# [Records]
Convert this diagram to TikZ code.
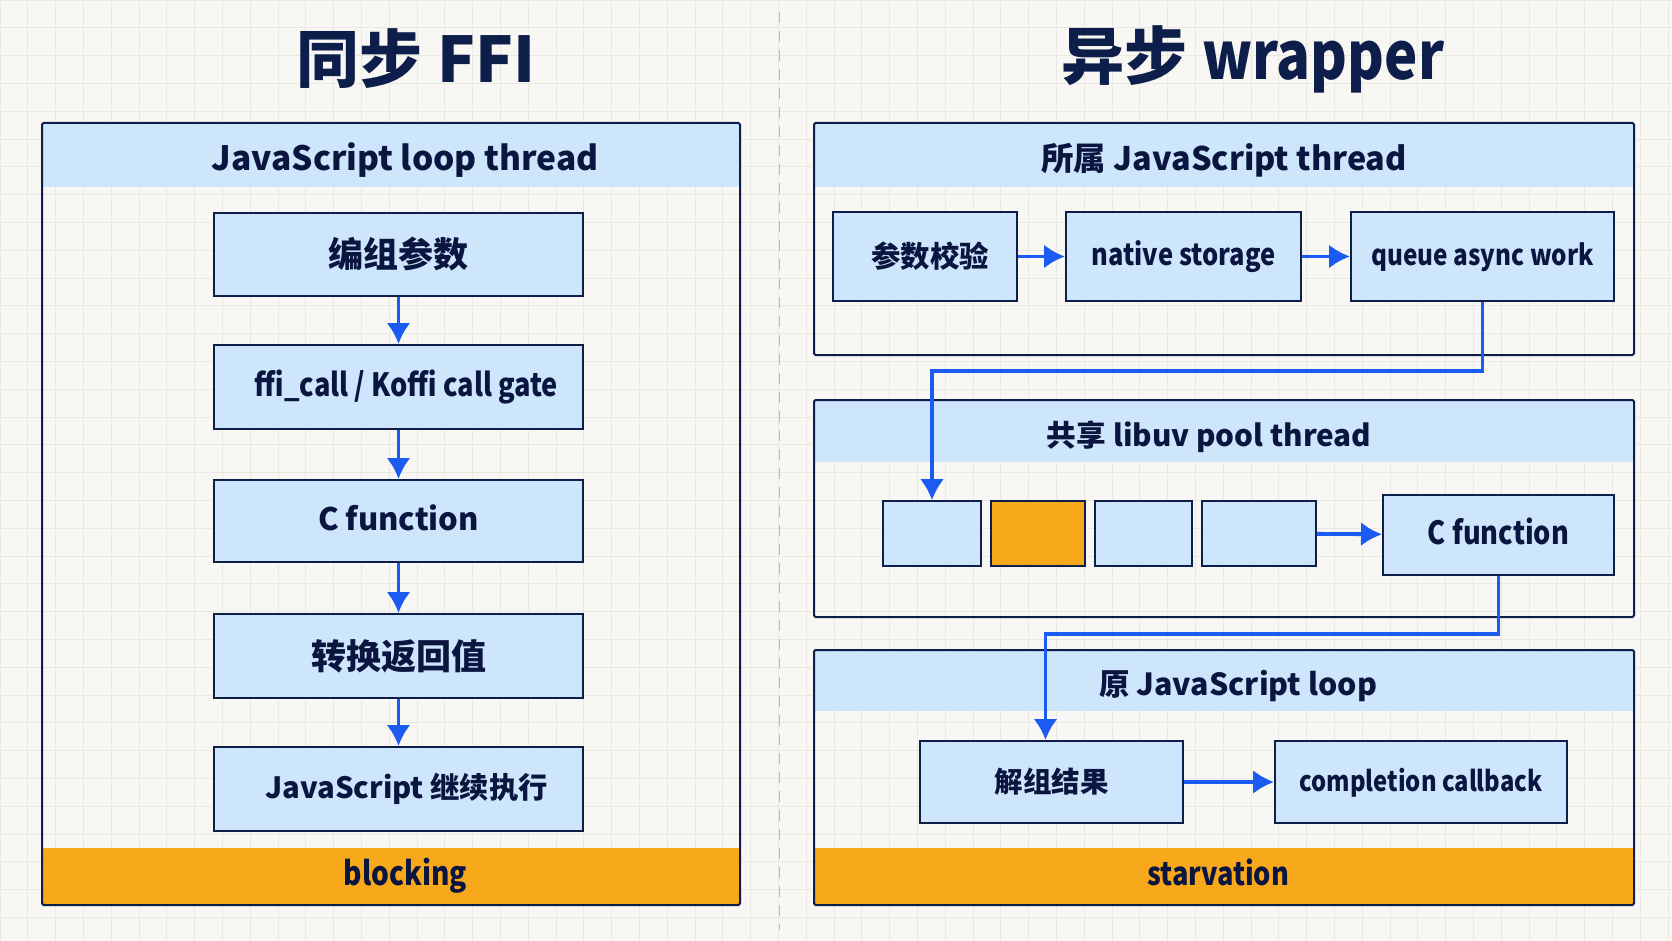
\documentclass[tikz,border=0pt]{standalone}
\usepackage{fontspec}
\setmainfont{Noto Sans CJK SC}
\newfontfamily\narrow{Noto Sans CJK SC}[FakeStretch=0.85]
\usetikzlibrary{positioning,arrows.meta,calc}

\definecolor{paper}{HTML}{F8F7F3}
\definecolor{gridc}{HTML}{EAE8E2}
\definecolor{navy}{HTML}{0E1E4A}
\definecolor{ink}{HTML}{0B1640}
\definecolor{pale}{HTML}{CDE6FB}
\definecolor{amber}{HTML}{F7A81B}
\definecolor{flowblue}{HTML}{1C5BF2}
\definecolor{divider}{HTML}{B4BECB}

% font size helper
\newcommand{\fs}[1]{\fontsize{#1}{#1}\selectfont}

\tikzset{
  panel/.style={draw=navy, line width=2pt, rounded corners=1.5pt},
  hdr/.style={fill=pale, inner sep=0pt, text=ink, text height=34pt, text depth=4pt,
    font=\bfseries\fs{31}},
  band/.style={fill=amber, inner sep=0pt, text=ink, text height=24pt, text depth=6pt,
    font=\bfseries\narrow\fs{32}},
  box/.style={draw=navy, line width=2pt, fill=pale, inner sep=0pt, text=ink,
    text height=24pt, text depth=6pt, font=\bfseries\fs{30}},
  cjkbox/.style={box, text height=33pt, font=\bfseries\fs{35}},
  qcell/.style={draw=navy, line width=1.6pt, fill=pale, inner sep=0pt},
  flow/.style={draw=flowblue, line width=3.8pt, -{Latex[length=21pt,width=24pt]}},
  title/.style={text=navy, font=\bfseries\fs{63}},
}

\begin{document}
\begin{tikzpicture}[x=1pt, y=-1pt]
  % canvas
  \fill[paper] (0,0) rectangle (1672,941);
  \useasboundingbox (0,0) rectangle (1672,941);
  \draw[gridc, line width=0.8pt, step=27.8pt] (0,0) grid (1672,941);
  \draw[divider, line width=1.4pt, dash pattern=on 11pt off 8pt] (779.5,12) -- (779.5,930);

  % titles
  \node[title] (ttl) at (416,59) {同步 FFI};
  \node[title] (ttr) at (1253,59) {异步 {\narrow\fs{66}wrapper}};

  % ---- left: synchronous FFI ----
  \node[hdr, minimum width=698, minimum height=64, anchor=north west, font=\bfseries\fs{33.5}] (lhdr) at (42,123) {\hspace*{28pt}JavaScript loop thread};
  \node[band, minimum width=698, minimum height=57, anchor=north west, font=\bfseries\narrow\fs{33}] (lband) at (42,848) {\hspace*{28pt}blocking};
  \draw[panel] (42,123) rectangle (740,905);

  \node[cjkbox, minimum width=369, minimum height=82] (marshal) at (398.5,254.5) {编组参数};
  \node[box, minimum width=369, minimum height=84, font=\bfseries\narrow\fs{32}] (gate) at (398.5,387) {\hspace*{16pt}ffi\_call / Koffi call gate};
  \node[box, minimum width=369, minimum height=82, font=\bfseries\fs{31}] (cfun) at (398.5,521) {C function};
  \node[cjkbox, minimum width=369, minimum height=84] (convert) at (398.5,656) {转换返回值};
  \node[box, minimum width=369, minimum height=84, font=\bfseries\fs{29.3}] (resume) at (398.5,789) {\hspace*{16pt}JavaScript 继续执行};

  \draw[flow] (marshal) -- (gate);
  \draw[flow] (gate) -- (cfun);
  \draw[flow] (cfun) -- (convert);
  \draw[flow] (convert) -- (resume);

  % ---- right: async wrapper ----
  % owning JS thread
  \node[hdr, minimum width=820, minimum height=64, anchor=north west, font=\bfseries\fs{32.4}] (rhdra) at (814,123) {所属 JavaScript thread};
  \draw[panel] (814,123) rectangle (1634,355);
  \node[box, minimum width=184, minimum height=89, text height=27pt, font=\bfseries\fs{29.4}] (check) at (925,256.5) {\hspace*{10pt}参数校验};
  \node[box, minimum width=235, minimum height=89, font=\bfseries\narrow\fs{30}] (store) at (1183.5,256.5) {native storage};
  \node[box, minimum width=263, minimum height=89, font=\bfseries\narrow\fs{28.6}] (queue) at (1482.5,256.5) {queue async work};
  \draw[flow] (check) -- (store);
  \draw[flow] (store) -- (queue);

  % shared libuv pool
  \node[hdr, minimum width=820, minimum height=62, anchor=north west, font=\bfseries\fs{29.7}] (rhdrb) at (814,400) {\hspace*{-30pt}共享 libuv pool thread};
  \draw[panel] (814,400) rectangle (1634,617);
  \node[qcell, minimum width=98, minimum height=65] (slot1) at (932,533.5) {};
  \node[qcell, fill=amber, minimum width=94, minimum height=65] (slot2) at (1038,533.5) {};
  \node[qcell, minimum width=97, minimum height=65] (slot3) at (1143.5,533.5) {};
  \node[qcell, minimum width=114, minimum height=65] (slot4) at (1259,533.5) {};
  \node[box, minimum width=231, minimum height=80, font=\bfseries\narrow\fs{32}] (work) at (1498.5,535) {C function};
  \draw[flow] (slot4) -- (work);

  % original JS loop
  \node[hdr, minimum width=820, minimum height=61, anchor=north west, font=\bfseries\fs{30.4}] (rhdrc) at (814,650) {\hspace*{28pt}原 JavaScript loop};
  \node[band, minimum width=820, minimum height=57, anchor=north west] (rband) at (814,848) {\hspace*{-12pt}starvation};
  \draw[panel] (814,650) rectangle (1634,905);
  \node[box, minimum width=263, minimum height=82, text height=27pt, font=\bfseries\fs{28.5}] (unpack) at (1051.5,782) {解组结果};
  \node[box, minimum width=292, minimum height=82, font=\bfseries\narrow\fs{28}] (done) at (1421,782) {completion callback};
  \draw[flow] (unpack) -- (done);

  % hand-offs between threads
  \draw[flow] (queue.south) -- ++(0,69) -| (slot1.north);
  \draw[flow] (work.south) -- ++(0,58) -| ([xshift=-6pt]unpack.north);
\end{tikzpicture}
\end{document}
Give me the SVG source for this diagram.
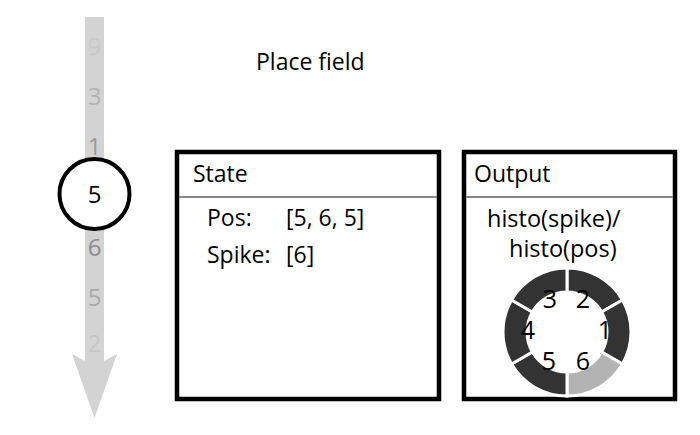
<svg xmlns="http://www.w3.org/2000/svg" width="700" height="435" viewBox="0 0 700 435">
<style>
text{font-family:"Open Sans","Noto Sans",sans-serif;fill:#000}
.t{font-size:23px}
.h{font-size:23.5px}
.d{font-size:24px;text-anchor:middle}
.box{fill:#fff;stroke:#000;stroke-width:4.5}
.hdr{stroke:#888;stroke-width:2}
.seg{fill:#333;stroke:#fff;stroke-width:3}
.seg.hi{fill:#b3b3b3}
.rl{font-size:25px;text-anchor:middle}
</style>
<rect width="700" height="435" fill="#fff"/>
<g id="timeline">
<path d="M85,17 H104 V361 L117,354 L94.5,418 L72,354 L85,361 Z" fill="#d3d3d3"/>
<text class="d" x="94.5" y="55" style="fill:#c9c9c9">9</text>
<text class="d" x="94.5" y="105" style="fill:#b3b3b3">3</text>
<text class="d" x="94.5" y="155" style="fill:#9a9a9a">1</text>
<text class="d" x="94.5" y="256" style="fill:#8c8c8c">6</text>
<text class="d" x="94.5" y="306" style="fill:#aaaaaa">5</text>
<text class="d" x="94.5" y="352" style="fill:#c6c6c6">2</text>
</g>
<g id="current">
<circle cx="94.5" cy="194" r="35" fill="#fff" stroke="#000" stroke-width="4"/>
<text class="d" x="94.5" y="203">5</text>
</g>
<g id="title">
<text class="t" x="256" y="70">Place field</text>
</g>
<g id="state">
<rect class="box" x="177" y="152" width="262" height="247"/>
<line class="hdr" x1="179" y1="197" x2="437" y2="197"/>
<text class="t" x="193" y="182">State</text>
<text class="t" x="207" y="226">Pos:</text>
<text class="t" x="286" y="226">[5, 6, 5]</text>
<text class="t" x="207" y="263">Spike:</text>
<text class="t" x="286" y="263">[6]</text>
</g>
<g id="output">
<rect class="box" x="464" y="152" width="211" height="247"/>
<line class="hdr" x1="466" y1="197" x2="673" y2="197"/>
<text class="t" x="474" y="182">Output</text>
<text class="h" x="487" y="227">histo(spike)/</text>
<text class="h" x="509" y="257">histo(pos)</text>
</g>
<g id="ring">
<path class="seg" d="M567,268 A64,64 0 0 1 622.43,300 L601.64,312 A40,40 0 0 0 567,292 Z"/>
<path class="seg" d="M622.43,300 A64,64 0 0 1 622.43,364 L601.64,352 A40,40 0 0 0 601.64,312 Z"/>
<path class="seg hi" d="M622.43,364 A64,64 0 0 1 567,396 L567,372 A40,40 0 0 0 601.64,352 Z"/>
<path class="seg" d="M567,396 A64,64 0 0 1 511.57,364 L532.36,352 A40,40 0 0 0 567,372 Z"/>
<path class="seg" d="M511.57,364 A64,64 0 0 1 511.57,300 L532.36,312 A40,40 0 0 0 532.36,352 Z"/>
<path class="seg" d="M511.57,300 A64,64 0 0 1 567,268 L567,292 A40,40 0 0 0 532.36,312 Z"/>
<text class="rl" x="550" y="308">3</text>
<text class="rl" x="583" y="308">2</text>
<text class="rl" x="528" y="339">4</text>
<text class="rl" x="605" y="339">1</text>
<text class="rl" x="549" y="370">5</text>
<text class="rl" x="583" y="370">6</text>
</g>
</svg>
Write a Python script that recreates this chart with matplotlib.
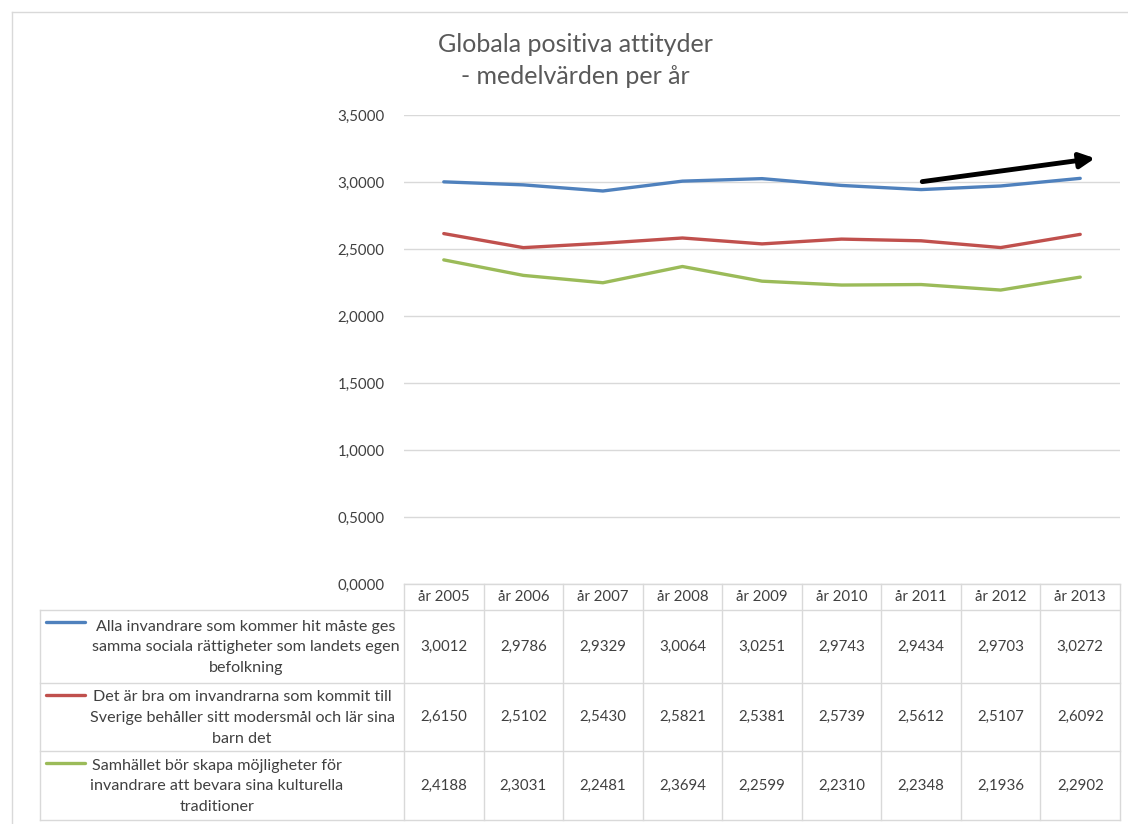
import matplotlib
matplotlib.use("Agg")
import matplotlib.pyplot as plt
from matplotlib.lines import Line2D
from matplotlib.transforms import blended_transform_factory

plt.rcParams['font.family'] = ['Lato', 'DejaVu Sans']

# data
years = ['år 2005', 'år 2006', 'år 2007', 'år 2008', 'år 2009',
         'år 2010', 'år 2011', 'år 2012', 'år 2013']
series_names = [
    'Alla invandrare som kommer hit måste ges\nsamma sociala rättigheter som landets egen\nbefolkning',
    'Det är bra om invandrarna som kommit till\nSverige behåller sitt modersmål och lär sina\nbarn det',
    'Samhället bör skapa möjligheter för\ninvandrare att bevara sina kulturella\ntraditioner',
]
rattigheter = [3.0012, 2.9786, 2.9329, 3.0064, 3.0251, 2.9743, 2.9434, 2.9703, 3.0272]
modersmal = [2.6150, 2.5102, 2.5430, 2.5821, 2.5381, 2.5739, 2.5612, 2.5107, 2.6092]
traditioner = [2.4188, 2.3031, 2.2481, 2.3694, 2.2599, 2.2310, 2.2348, 2.1936, 2.2902]
yticks = [0, 0.5, 1.0, 1.5, 2.0, 2.5, 3.0, 3.5]

series = [rattigheter, modersmal, traditioner]
colors = ['#4F81BD', '#C0504D', '#9BBB59']
grid_c = '#D9D9D9'
text_c = '#404040'

W, H = 1128, 824
fig = plt.figure(figsize=(W / 100, H / 100), dpi=100)


def px(x):
    return x / W


def py(y):
    return 1 - y / H


# chart area border (left and top)
fig.add_artist(Line2D([px(12), px(12)], [py(12), py(830)], color=grid_c, lw=1))
fig.add_artist(Line2D([px(12), px(1130)], [py(12), py(12)], color=grid_c, lw=1))

ax_l, ax_r, ax_t, ax_b = 404, 1120, 115, 584
ax = fig.add_axes([px(ax_l), py(ax_b), px(ax_r - ax_l), py(ax_t) - py(ax_b)])
x = list(range(len(years)))
for vals, c in zip(series, colors):
    ax.plot(x, vals, color=c, lw=2.4, solid_capstyle='round')
ax.set_xlim(-0.5, len(years) - 0.5)
ax.set_ylim(0, 3.5)
ax.set_yticks(yticks)
ax.set_yticklabels([f'{v:.4f}'.replace('.', ',') for v in yticks],
                   fontsize=10.8, color=text_c)
ax.yaxis.grid(True, color=grid_c, lw=1)
ax.set_axisbelow(True)
ax.set_xticks([])
ax.tick_params(axis='y', length=0, pad=14)
for s in ax.spines.values():
    s.set_visible(False)

# trend arrow
ax.annotate('', xy=(8.22, 3.18), xytext=(5.98, 3.0),
            arrowprops=dict(arrowstyle='-|>,head_length=0.9,head_width=0.45',
                            color='black', lw=3.5))

# title
fig.text(px(575), py(45), 'Globala positiva attityder', ha='center', va='center',
         fontsize=18, color='#595959')
fig.text(px(575), py(76), '- medelvärden per år', ha='center', va='center',
         fontsize=18, color='#595959')

# data table
row_edges = [584, 610, 683, 751, 820]
leg_l = 40
tr = blended_transform_factory(ax.transData, fig.transFigure)


def hline(x0, x1, y):
    fig.add_artist(Line2D([px(x0), px(x1)], [py(y), py(y)], color=grid_c, lw=1))


def vline(xx, y0, y1):
    fig.add_artist(Line2D([px(xx), px(xx)], [py(y0), py(y1)], color=grid_c, lw=1))


hline(ax_l, ax_r, row_edges[0])
for y in row_edges[1:]:
    hline(leg_l, ax_r, y)
vline(leg_l, row_edges[1], row_edges[-1])
col_w = (ax_r - ax_l) / len(years)
for i in range(len(years) + 1):
    vline(ax_l + i * col_w, row_edges[0], row_edges[-1])

for i, yr in enumerate(years):
    ax.text(i, py((row_edges[0] + row_edges[1]) / 2), yr, transform=tr,
            ha='center', va='center', fontsize=10.8, color=text_c)

legend_cx = [246, 242, 217]
for r, (name, vals, c) in enumerate(zip(series_names, series, colors)):
    y0, y1 = row_edges[r + 1], row_edges[r + 2]
    ym = (y0 + y1) / 2
    for i, v in enumerate(vals):
        ax.text(i, py(ym), f'{v:.4f}'.replace('.', ','), transform=tr,
                ha='center', va='center', fontsize=10.8, color=text_c)
    fig.text(px(legend_cx[r]), py(ym + 1), name, ha='center', va='center',
             multialignment='center', fontsize=11.6, color=text_c, linespacing=1.62)
    fig.add_artist(Line2D([px(46), px(85)], [py(y0 + 12), py(y0 + 12)],
                          color=c, lw=2.4, solid_capstyle='round'))

fig.savefig('out.png', dpi=100)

# [Directive]
With the pictures removed from your copy, retype the lines above from the one that contains "Write a Python" through the one that contains "plt.rcParams['font.family'] = ['Lato', 'DejaVu", exactly.

# [Written response]
Write a Python script that recreates this chart with matplotlib.
import matplotlib
matplotlib.use("Agg")
import matplotlib.pyplot as plt
from matplotlib.lines import Line2D
from matplotlib.transforms import blended_transform_factory

plt.rcParams['font.family'] = ['Lato', 'DejaVu Sans']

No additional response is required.